日期:2013-08-09 11:28:19
到了下午,在昆明的老朋友们陆续赶来。师太,老于,洽洽,亚男,再加上我两,原本就是一个宿舍的。大学四年,多少次撕破脸皮,吵吵闹闹的走来,却也共同走过了一段难以忘怀的快乐岁月。如同那年为了三百块钱奖金布置宿舍一般,一群人也是兴致勃勃地布置起小猪的“闺房”。
到了晚上,在路边找个烧烤摊,大快朵颐。
聊起各自的生活,各自的感情。
师太在一家事业单位工作,对象是一个中学老师。最记得大学时候,她跟隔壁班的班长谈恋爱,谈的居然是辩证唯物主义在学生恋爱过程中的实际应用,暴汗。再反观现任,要么就是在周末的时候约着师太去骑行环滇池,要么就是在长假的时候约着师太去穿越四姑娘山。
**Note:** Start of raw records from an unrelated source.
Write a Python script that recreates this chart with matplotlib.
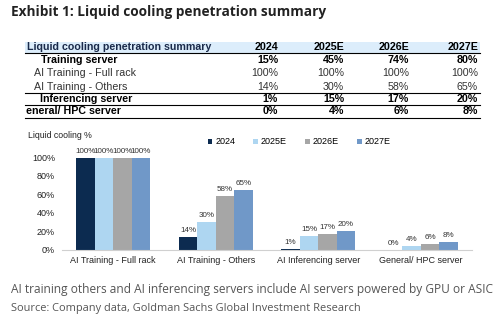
import matplotlib.pyplot as plt
from matplotlib.patches import Rectangle
from matplotlib.transforms import Bbox, TransformedBbox

# chart data
categories = ["AI Training - Full rack", "AI Training - Others",
              "AI Inferencing server", "General/ HPC server"]
years = ["2024", "2025E", "2026E", "2027E"]
vals_2024 = [100, 14, 1, 0]
vals_2025 = [100, 30, 15, 4]
vals_2026 = [100, 58, 17, 6]
vals_2027 = [100, 65, 20, 8]
training_server = [15, 45, 74, 80]

colors = ["#0c2b50", "#aed6f1", "#a6a6a6", "#7098c8"]

W, H = 500, 323
fig = plt.figure(figsize=(W / 100, H / 100), dpi=100)

# overlay axes in pixel coordinates for the text / table
bg = fig.add_axes([0, 0, 1, 1])
bg.set_xlim(0, W)
bg.set_ylim(H, 0)
bg.axis("off")

bg.text(11, 12, "Exhibit 1: Liquid cooling penetration summary",
        fontsize=9.85, fontweight="bold", family="Open Sans",
        color="#222222", va="center")

# -------------------------------
# TABLE
# -------------------------------
tf = "Liberation Sans"
bg.add_patch(Rectangle((25, 42), 455, 10.5, color="#dcedfb", lw=0))
bg.plot([25, 480], [52.5, 52.5], color="black", lw=0.8)
bg.plot([25, 480], [92.5, 92.5], color="black", lw=0.8)
bg.plot([25, 480], [104.5, 104.5], color="black", lw=0.8)
bg.plot([25, 480], [118, 118], color="black", lw=0.8)

col_right = [278, 344, 409, 478]
bg.text(27, 47, "Liquid cooling penetration summary", family=tf,
        fontsize=7.7, fontweight="bold", color="#1a2a4a", va="center")
for x, y in zip(col_right, years):
    bg.text(x, 47, y, family=tf, fontsize=7.7, fontweight="bold",
            ha="right", va="center")

def col(i):
    return [vals_2024[i], vals_2025[i], vals_2026[i], vals_2027[i]]

table_rows = [
    ("Training server", training_server, True, 41, 60),
    ("AI Training - Full rack", col(0), False, 34, 73),
    ("AI Training - Others", col(1), False, 34, 86.5),
    ("Inferencing server", col(2), True, 40, 98.5),
    ("General/ HPC server", col(3), True, 18, 111.5),
]
# the first cell clips its text at the table's left edge
clip_box = TransformedBbox(Bbox([[25.5, 0], [485, H]]), bg.transData)
for label, row, bold, x0, y in table_rows:
    w = "bold" if bold else "normal"
    c = "black" if bold else "#333333"
    t = bg.text(x0, y, label, family=tf, fontsize=7.7, fontweight=w,
                color=c, va="center")
    t.set_clip_on(True)
    t.set_clip_path(None)
    t.set_clip_box(clip_box)
    for x, v in zip(col_right, row):
        bg.text(x, y, f"{v}%", family=tf, fontsize=7.7, fontweight=w,
                color=c, ha="right", va="center")

# -------------------------------
# BAR CHART
# -------------------------------
left, right, y0, y100 = 62, 472, 249.5, 157.5
ax = fig.add_axes([left / W, (H - y0) / H, (right - left) / W, (y0 - y100) / H])
ax.set_xlim(-0.5, 3.5)
ax.set_ylim(0, 100)

series = [vals_2024, vals_2025, vals_2026, vals_2027]
bw = 0.18
for i, (vals, yr, c) in enumerate(zip(series, years, colors)):
    xs = [k + (i - 1.5) * bw for k in range(len(categories))]
    bars = ax.bar(xs, vals, width=bw, color=c, label=yr)
    for b, v in zip(bars, vals):
        ax.text(b.get_x() + b.get_width() / 2, v + 3, f"{v}%",
                ha="center", va="bottom", fontsize=5.8, family=tf,
                color="#333333", clip_on=False)

ax.set_xticks(range(len(categories)))
ax.set_xticklabels(categories, family=tf, fontsize=6.5, color="#222222")
ax.set_yticks(range(0, 101, 20))
ax.set_yticklabels([f"{v}%" for v in range(0, 101, 20)], family=tf,
                   fontsize=6.5, color="#222222")
ax.tick_params(length=0, pad=5)
for s in ["top", "right", "left"]:
    ax.spines[s].set_visible(False)
ax.spines["bottom"].set_color("#d0d0d0")
ax.patch.set_alpha(0)

bg.text(28, 136, "Liquid cooling %", family=tf, fontsize=6.3,
        color="#222222", va="center")
leg = ax.legend(loc="center left", bbox_to_anchor=(203 / W, (H - 142) / H),
                bbox_transform=fig.transFigure, ncol=4, frameon=False,
                prop={"family": tf, "size": 6.5}, handlelength=0.55,
                handleheight=0.55, handletextpad=0.3, columnspacing=2.0,
                borderpad=0)

# -------------------------------
# FOOTNOTES
# -------------------------------
bg.text(11, 289, "AI training others and AI inferencing servers include AI servers powered by GPU or ASIC",
        family="Open Sans", fontsize=8.55, color="#555555", va="center")
bg.text(11, 308, "Source: Company data, Goldman Sachs Global Investment Research",
        family="Open Sans", fontsize=7.9, color="#555555", va="center")

fig.savefig("out.png", dpi=100)
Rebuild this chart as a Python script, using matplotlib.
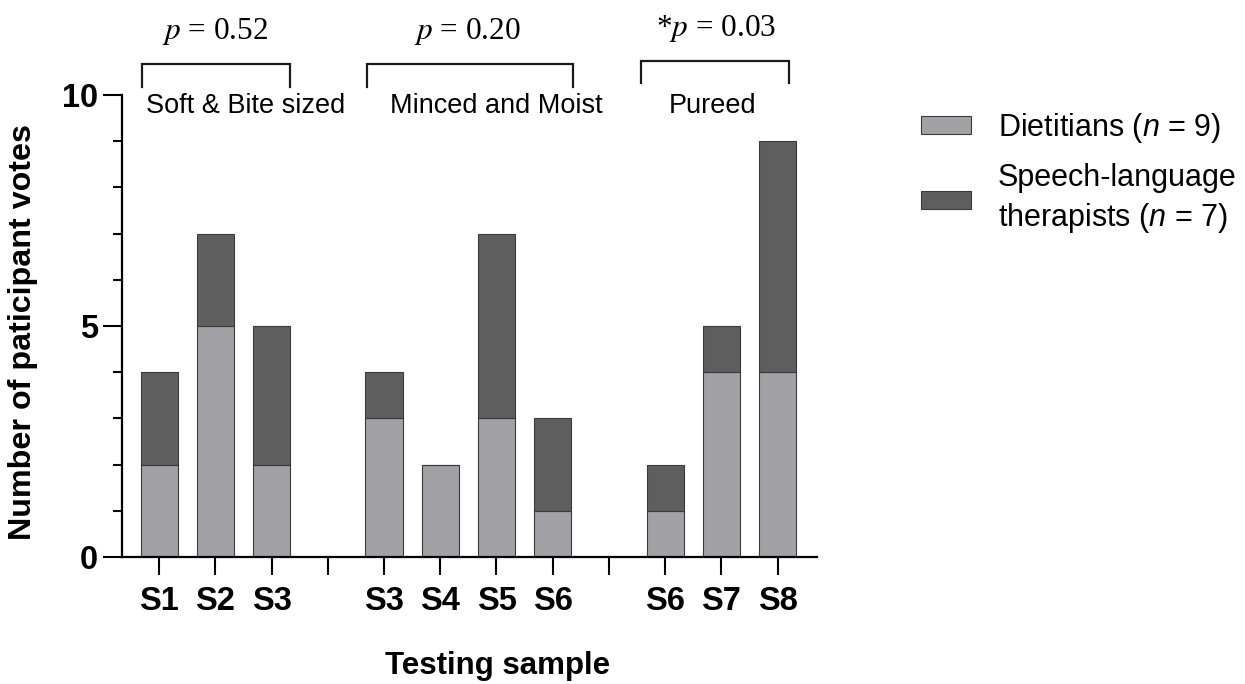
import matplotlib
matplotlib.use('Agg')
import matplotlib.pyplot as plt
from matplotlib.patches import Patch
from matplotlib.ticker import MultipleLocator

# ---- data ----
samples = ['S1', 'S2', 'S3', 'S3', 'S4', 'S5', 'S6', 'S6', 'S7', 'S8']
dietitians = [2, 5, 2, 3, 2, 3, 1, 1, 4, 4]
slt = [2, 2, 3, 1, 0, 4, 2, 1, 1, 5]
groups = ['Soft & Bite sized', 'Minced and Moist', 'Pureed']
p_values = ['$p$ = 0.52', '$p$ = 0.20', '*$p$ = 0.03']
legend_labels = ['Dietitians ($n$ = 9)', 'Speech-language\ntherapists ($n$ = 7)']

# ---- layout ----
positions = [0, 1, 2, 4, 5, 6, 7, 9, 10, 11]
gap_ticks = [3, 8]
bracket_x = [(-0.3, 2.33), (3.7, 7.36), (8.57, 11.2)]
bracket_y = [(10.67, 10.17), (10.67, 10.17), (10.74, 10.26)]
group_label_x = [1.54, 6.0, 9.84]
p_x = [1.0, 5.49, 9.9]
p_y = [11.37, 11.37, 11.45]

light = '#a2a1a6'
dark = '#5e5e5e'
edge = '#3a3a3a'

plt.rcParams['font.family'] = ['Liberation Sans', 'DejaVu Sans']
plt.rcParams['mathtext.fontset'] = 'custom'
plt.rcParams['mathtext.rm'] = 'Liberation Sans'
plt.rcParams['mathtext.it'] = 'Liberation Sans:italic'

fig = plt.figure(figsize=(12.45, 6.84), dpi=100)
ax = fig.add_axes([122/1245, 1-557/684, (817-122)/1245, (557-95)/684])

w = 0.66
ax.bar(positions, dietitians, width=w, color=light, edgecolor=edge, linewidth=0.8,
       label=legend_labels[0])
ax.bar(positions, slt, width=w, bottom=dietitians, color=dark, edgecolor=edge,
       linewidth=0.8, label=legend_labels[1])

ax.set_xlim(-0.66, 11.7)
ax.set_ylim(0, 10)

for s in ['top', 'right']:
    ax.spines[s].set_visible(False)
for s in ['left', 'bottom']:
    ax.spines[s].set_linewidth(1.6)

ax.set_xticks(positions + gap_ticks)
ax.set_xticklabels(samples + [''] * len(gap_ticks), fontsize=23.5, fontweight='bold')
ax.tick_params(axis='x', length=13, width=1.5, pad=8)
ax.yaxis.set_major_locator(MultipleLocator(5))
ax.yaxis.set_minor_locator(MultipleLocator(1))
ax.tick_params(axis='y', which='major', length=13.5, width=1.5, pad=4, labelsize=23.5)
ax.tick_params(axis='y', which='minor', length=6.5, width=1.5)
for t in ax.get_yticklabels():
    t.set_fontweight('bold')

ax.set_ylabel('Number of paticipant votes', fontsize=23.2, fontweight='bold')
ax.yaxis.set_label_coords(-0.121, 0.488)
ax.set_xlabel('Testing sample', fontsize=22.5, fontweight='bold')
ax.xaxis.set_label_coords(0.54, -0.203)

for (x0, x1), (yt, yb) in zip(bracket_x, bracket_y):
    ax.plot([x0, x0, x1, x1], [yb, yt, yt, yb], color='#1a1a1a', lw=1.6,
            clip_on=False, solid_joinstyle='miter')

for x, g in zip(group_label_x, groups):
    ax.text(x, 9.76, g, ha='center', va='center', fontsize=19.5, clip_on=False)

for x, y, p in zip(p_x, p_y, p_values):
    ax.text(x, y, p, ha='center', va='center', fontsize=22.5, clip_on=False,
            family='Liberation Serif', math_fontfamily='stix')

handles = [Patch(facecolor=light, edgecolor=edge, linewidth=0.8),
           Patch(facecolor=dark, edgecolor=edge, linewidth=0.8)]
leg = fig.legend(handles, legend_labels, loc='upper left',
                 bbox_to_anchor=(921/1245, 1-111/684),
                 frameon=False, fontsize=22, handlelength=1.63, handleheight=0.52,
                 handletextpad=0.88, labelspacing=0.6, borderaxespad=0, borderpad=0)
leg.get_texts()[1].set_linespacing(1.3)

fig.savefig('out.png', dpi=100)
每一次旅行,两个人都会不约而同地上传旅行中那些微不足道却倍感温馨的小细节,这样的细节或许是一张门票,或许,就是一个粘满了泥巴的裤腿。
这倒让我想起了大国。记得在丽江的第一个情人节,我说没事去趟清溪水库,听说那里很美。大国拗不过我,去了。但因为是第一次去,找不着方向,更找不着路。已经没有了耐心的大国开始抱怨,絮絮叨叨地说着耽误了他打游戏之类的话。到最后,两个人不欢而散。
老于最是辛苦,顶着五个月大的肚子跟我们在这样嘈杂的环境里吃着烧烤。似乎在很久以前,我们就认定,宿舍里最早结婚的要么是我,要么是小猪。结果,都还被老于给赶了先。